Goldman Sachs Group Inc. Chief Executive Lloyd Blankfein and Brian Moynihan, the new chief executive of Bank of America Corp., were the other initial witnesses as the congressionally appointed commission began the public portion of its yearlong investigation.

“We’re after the truth, the hard facts,” Phil Angelides, the commission’s chairman, said in kicking off the first two days of hearings. “People are angry. . . . They have a right to be. If we ignore history, we’re doomed to bail it out again.”

Angelides, a former California state treasurer and 2006 Democratic nominee for governor, swore in the four executives and told them the commission would use its subpoena power when necessary -- unneeded Wednesday because the witnesses testified voluntarily -- and refer any wrongdoing it uncovers to the authorities.

The questioning was contentious at times, and Angelides was the most aggressive of the 10 panel members. He wondered whether the crisis was “purely a perfect storm” or “a man-made perfect storm in which the clouds were seeded.”

The answers, which the commission must provide to Congress by Dec. 15, will be difficult to determine, Peter J. Solomon, a New York investment banker, told the panel in a second session later in the day.

“There’s no silver bullet here,” he said of the cause of the crisis. “If you listed all the villains in this tale, you wouldn’t get to the plot.”

Angelides focused his questioning on Blankfein, whose firm has been criticized for selling securities containing subprime mortgages and then shorting those same investments to hedge the firm’s risk.

Blankfein said the practice was “improper” and that “we regret the consequence that people may have lost money.” But he also defended the actions, saying they were what “market maker” firms such as Goldman do in creating a mechanism to trade shares and in minimizing the risks.

“I’m just going to be blunt with you,” Angelides responded. “It sounds to me a little bit like selling a car with faulty brakes and then buying an insurance policy” on the person who buys the car.

The sparring between the two was the most contentious part of the first three-hour session. Blankfein said it was difficult to look at risk in hindsight after a major crisis. He noted that a person’s assessment of the risk of a hurricane was greater after a season in which four major hurricanes hit.

“Acts of God are exempt,” Angelides shot back. “These were acts of men and women.”

Blankfein, Mack and Dimon -- all of whom headed major companies as the financial crisis approached -- testified on Capitol Hill for just the second time since the crisis began.

They said Wednesday that poor government regulation played a role in the crisis and pressed for changes, including new oversight of risk in the broader financial system and a way for large firms to fail without seriously damaging the economy. The Obama administration has proposed such changes in an overhaul of the financial regulatory system now moving through Congress.

“We cannot and should not take risk out of the system; that’s what drives the engine of our capitalist economy,” Mack said. “But no firm should be too big to fail.”

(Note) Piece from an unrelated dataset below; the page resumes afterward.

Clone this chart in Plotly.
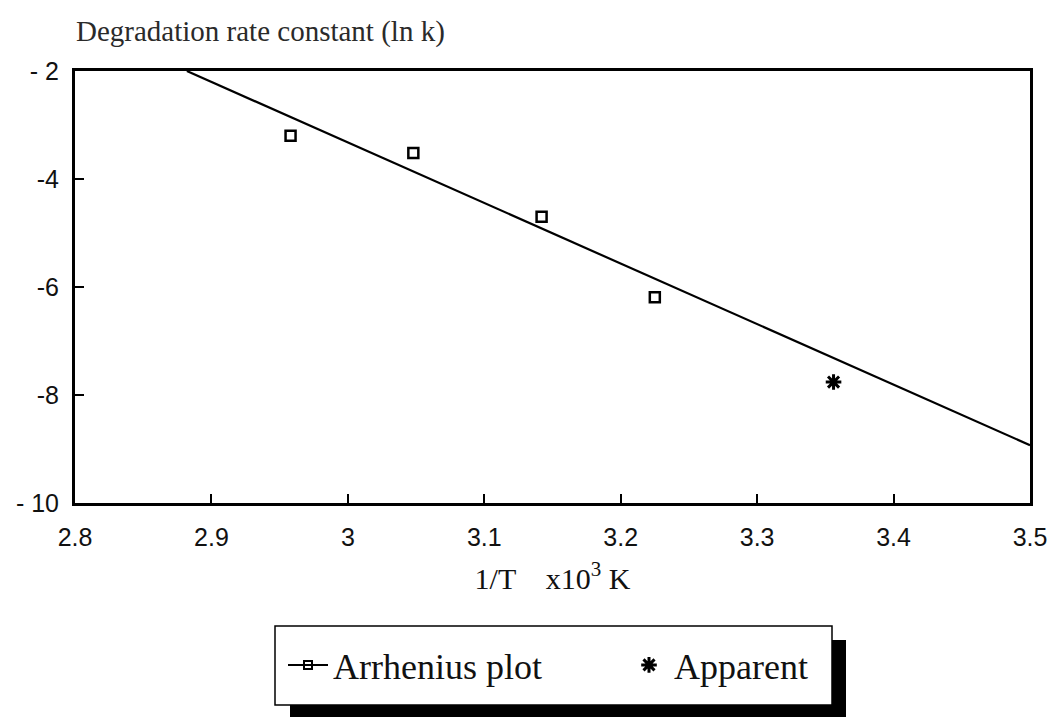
import plotly.graph_objects as go

# Data
arr_x = [2.958, 3.048, 3.142, 3.225]
arr_y = [-3.20, -3.52, -4.70, -6.19]
app_x = [3.356]
app_y = [-7.76]
fit_x = [2.882, 3.5]
fit_y = [-2.0, -8.93]

x_ticks = [2.8, 2.9, 3.0, 3.1, 3.2, 3.3, 3.4, 3.5]
x_ticktext = ["2.8", "2.9", "3", "3.1", "3.2", "3.3", "3.4", "3.5"]
y_ticks = [-10, -8, -6, -4, -2]
y_ticktext = ["- 10", "-8", "-6", "-4", "- 2"]

SERIF = "Liberation Serif"
SANS = "Liberation Sans"

# plot area in pixels (for converting decorative legend box to paper coords)
L, R, T, B = 75, 1030, 71, 503
def px(x):
    return (x - L) / (R - L)
def py(y):
    return (B - y) / (B - T)

fig = go.Figure()

fig.add_trace(go.Scatter(x=fit_x, y=fit_y, mode="lines",
                         line=dict(color="black", width=2.2),
                         showlegend=False, legendgroup="arr", hoverinfo="skip"))
fig.add_trace(go.Scatter(x=arr_x, y=arr_y, mode="markers",
                         marker=dict(symbol="square-open", size=10, color="black",
                                     line=dict(width=2.5, color="black")),
                         showlegend=False, legendgroup="arr"))
fig.add_trace(go.Scatter(x=[None], y=[None], mode="lines+markers", name="Arrhenius plot",
                         line=dict(color="black", width=2),
                         marker=dict(symbol="square-open", size=8, color="black",
                                     line=dict(width=2, color="black")),
                         legendgroup="arr"))
fig.add_trace(go.Scatter(x=app_x, y=app_y, mode="markers", name="Apparent",
                         marker=dict(symbol="asterisk-open", size=13, color="black",
                                     line=dict(width=3, color="black"))))

fig.update_layout(
    width=1058, height=717,
    margin=dict(l=L, r=1058 - R, t=T, b=717 - B),
    paper_bgcolor="white", plot_bgcolor="white",
    title=dict(text="Degradation rate constant (ln k)", x=76/1058, xanchor="left",
               y=1 - 31/717, yanchor="middle",
               font=dict(family=SERIF, size=29, color="#2a2a2a")),
    showlegend=True,
    legend=dict(orientation="h", x=px(283), xanchor="left", y=py(665), yanchor="middle",
                bgcolor="rgba(0,0,0,0)", borderwidth=0,
                font=dict(family=SERIF, size=36, color="#111"),
                itemwidth=40, entrywidth=286, traceorder="normal"),
    font=dict(family=SANS, color="#111"),
)

fig.update_xaxes(range=[2.8, 3.5], tickvals=x_ticks, ticktext=x_ticktext,
                 showgrid=False, zeroline=False,
                 showline=True, linecolor="black", linewidth=3, mirror=True,
                 ticks="inside", ticklen=9, tickwidth=2, tickcolor="black",
                 tickfont=dict(family=SANS, size=25, color="#111"),
                 ticklabelstandoff=10,
                 title=dict(text="1/T    x10<sup>3</sup> K", standoff=18,
                            font=dict(family=SERIF, size=30, color="#111")))
fig.update_yaxes(range=[-10, -2], tickvals=y_ticks, ticktext=y_ticktext,
                 showgrid=False, zeroline=False,
                 showline=True, linecolor="black", linewidth=3, mirror=True,
                 ticks="inside", ticklen=9, tickwidth=2, tickcolor="black",
                 tickfont=dict(family=SANS, size=25, color="#111"),
                 ticklabelstandoff=8)

# legend drop shadow and frame (decorative, paper coordinates)
fig.add_shape(type="rect", xref="paper", yref="paper",
              x0=px(832), x1=px(846), y0=py(718), y1=py(640),
              fillcolor="black", line=dict(width=0), layer="above")
fig.add_shape(type="rect", xref="paper", yref="paper",
              x0=px(290), x1=px(846), y0=py(718), y1=py(705),
              fillcolor="black", line=dict(width=0), layer="above")
fig.add_shape(type="rect", xref="paper", yref="paper",
              x0=px(275), x1=px(832), y0=py(705), y1=py(626),
              fillcolor="white", line=dict(width=1.5, color="black"), layer="above")

fig.write_html("out.html")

Dimon said he wanted to be clear that he was not blaming regulators, but the companies, for their problems.

“I blame the management teams 100% and no one else,” he said.

JPMorgan Chase should have been more diligent about its lending standards and about financial firms becoming over-reliant on short-term financing, Dimon said. In addition, “excessive leverage, even from consumers, pervaded the system” leading up to the crisis, he said.

Moynihan, who took over Bank of America this year, said he understood the public anger and was grateful for the $45 billion in taxpayer bailout money the company had received. He noted the firm had repaid the entire amount, along with $3 billion in dividends and other payments. The other three companies also have repaid their bailout money.

Still, Moynihan said: “We as managers need to run our companies so this never happens again.”

Blankfein credited government support as being critical in stabilizing the financial system -- “and we benefited from it.” But he did not agree with Angelides that Goldman only survived because of the aid.

“I can’t stand here and tell you what would have happened . . . but we were going to bed every night with more risk than any responsible manager should want to have either for your business or for the system as a whole,” he said.

The commission was created by Congress last year and patterned on the bipartisan panel that investigated the causes of the Sept. 11, 2001, terrorist attacks. Congress also launched a similar inquiry, known as the Pecora Commission, after the Great Depression, and those findings led to major financial reforms.

Angelides was appointed by congressional Democratic leaders to head the commission. Republicans chose former Central Valley Rep. Bill Thomas, a onetime chairman of the House Ways and Means Committee, as the vice chair. The panel has six Democratic appointees and four Republicans.